The economy has always been tough for college students. Maintaining classes, activities and life at school is difficult. As I graduated from high school I knew I wanted to work in agriculture, especially horses. I looked at several schools, all known for outstanding equine programs.
WilliamWoods came up as they were known in Saddlebred circles, where I wanted to be, but the cost was too far out of range. I looked also very seriously at Meredith Manor, a leader in equine education with active programs. I looked at Black Hawk East Community College, which was local to home. It came down to a decision of these last two, with the latter ¼ the cost of the bigger school. I was awarded some scholarships and a grant to cover the costs of books and tuition, something that the financial aid people at Black Hawk East helped immensely with. It came down to travel and if I went to Meredith Manor boarding my horse as an added expense. The decision was made to attend the community college for reasons of cost and location and I entered the Horse Science Technology program.
The staff at BHE is very helpful in helping students find their way through the application process. At the time the “new building” was recently done and featured a food area, as well as game room and study areas. At the end of many of the hallways were little coves to finish a project assignment or visit with friends.

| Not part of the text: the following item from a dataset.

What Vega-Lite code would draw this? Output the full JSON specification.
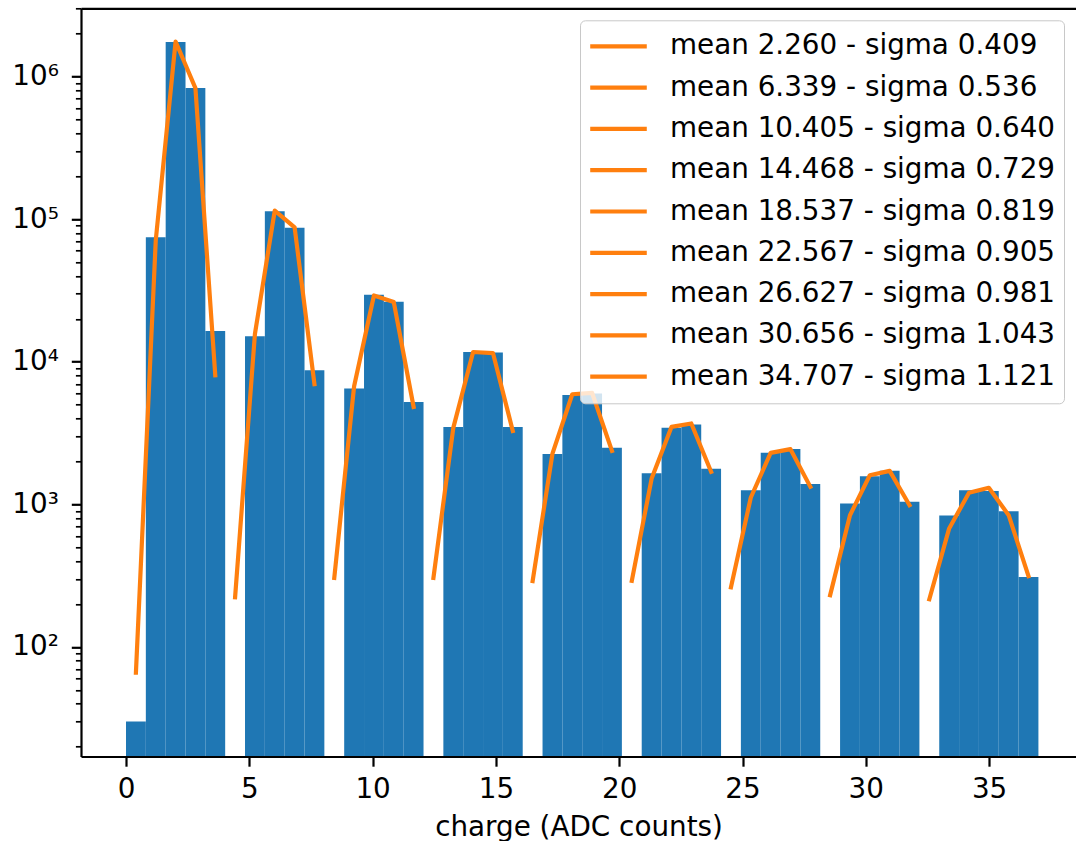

Today the program has grown tremendously. No more travel to a nearby barn – a state of the art agriculture facility with indoor all weather arenas, classrooms and nearly 70 stalls provide comfort for students and horses. An on campus dorm is now available, reducing the housing demand for those coming to school from out of the area.

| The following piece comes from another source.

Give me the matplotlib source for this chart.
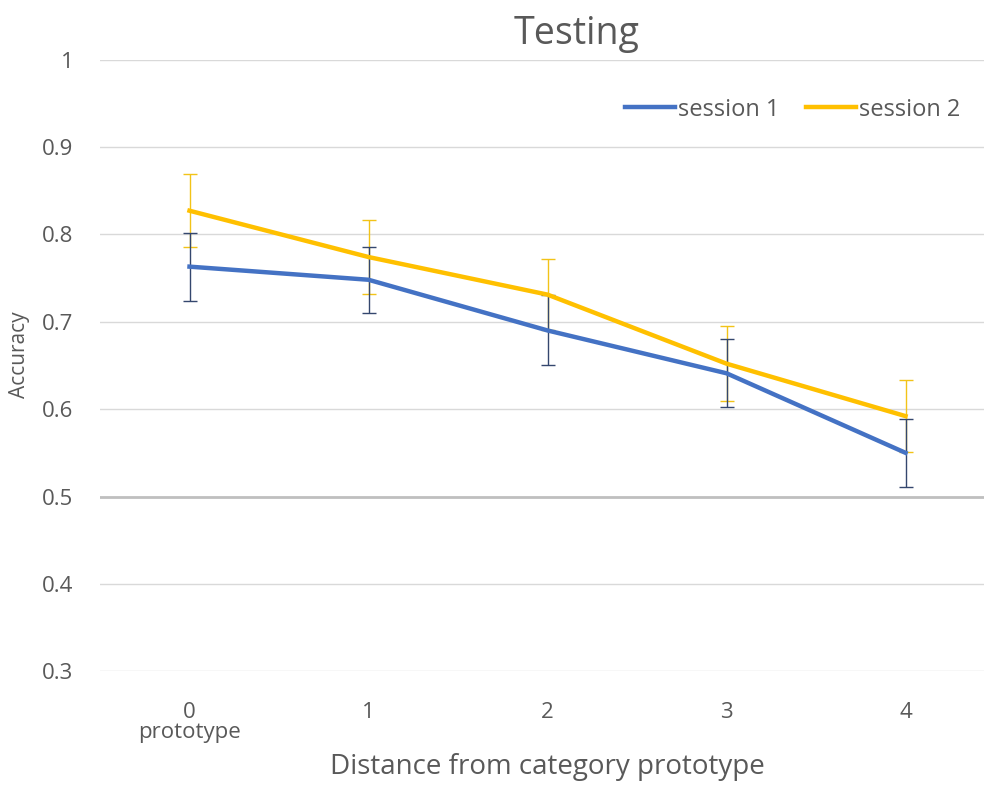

Social activities were many – participation on the school newspaper staff, judging teams and the basketball booster club as well as agri-business club filled the schedule along with classes and labs for some classes. Today several academic societies and other clubs are on campus as well as an outstanding computer lab.

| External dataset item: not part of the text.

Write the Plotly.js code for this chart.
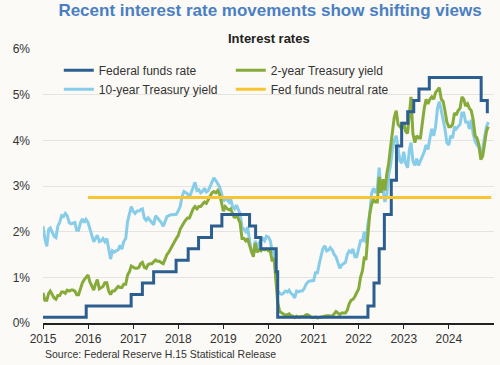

Classes included not only horse management and related classes but also soils, forages, ag salesmanship, animal science and ag communications. This provided a further education into growing the hay, or at least knowing what to look for in selecting it, rather than blindly turning over money. If there is any criticism of the program in hindsight it’s that, especially as agriculture evolved, more business classes are needed. They are there, but not required, and all forms of agriculture are definitely businesses that benefit from this perspective.
Many use a community college as a stepping stone to a university – I didn’t. Education at the right community college is a benefit on many levels. Black Hawk East Community College is well known and has produced many who have changed agriculture. Professors are there often for years, providing a consistent program that works.
Dollar for dollar the time at BHE was a good value. I graduated with an Associate in Applied Science in Horse Science in 1981, and have continued learning via the “school of life” since then.